Well, I can understand classic rock albums
being reissued and re-released all the time but why release an album from 1987
which basically no-one was interested in the first place? Is it somehow hip today to dig out everything that was released almost two decades ago for nostalgic reasons or to give a chance for the younger people to hear what it was like? However after listening to the remastered CD I must admit it sounds much clearer than the old vinyl.
Steeler & Buddy (Photo by Kaj "Brandy" Brander)
Is there a chance for a Ironcross re-union?

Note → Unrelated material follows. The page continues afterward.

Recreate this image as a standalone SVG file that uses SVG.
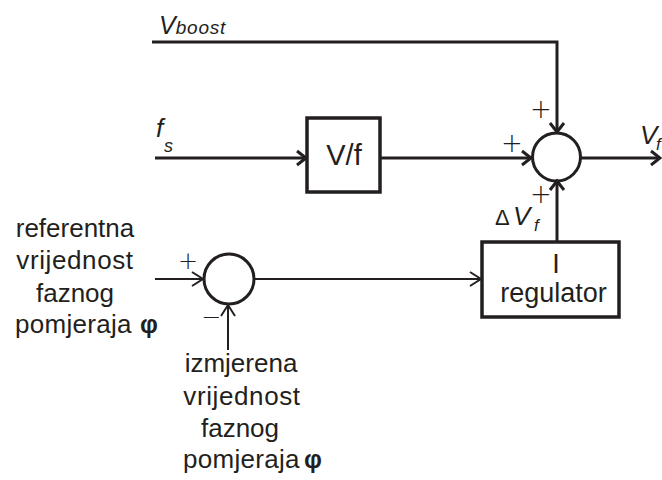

Yeah...but what for? To play in front
of a handful of enthusiasts and maybe a few more who would come to see us for
curiosity? When Ironcross ceased to exist I literally nailed my bass guitar on my living room wall and it has stayed there ever since. And I don't think Steeler has touched his guitar either for 15 years if not even more. And Esa seems to have found his spiritual happiness as a Jehovah's witness. Although Ironcross never sang about devil worshipping or occult themes, rather than just having a good time, only the pounding and pulsating rhythm of rock music could be considered evil if not by him then his comrades. I really don't know. Jimmy would probably vote for the reunion and Case as well now that he's back in Finland again but two out of five don't really make a genuine reunion don't you think?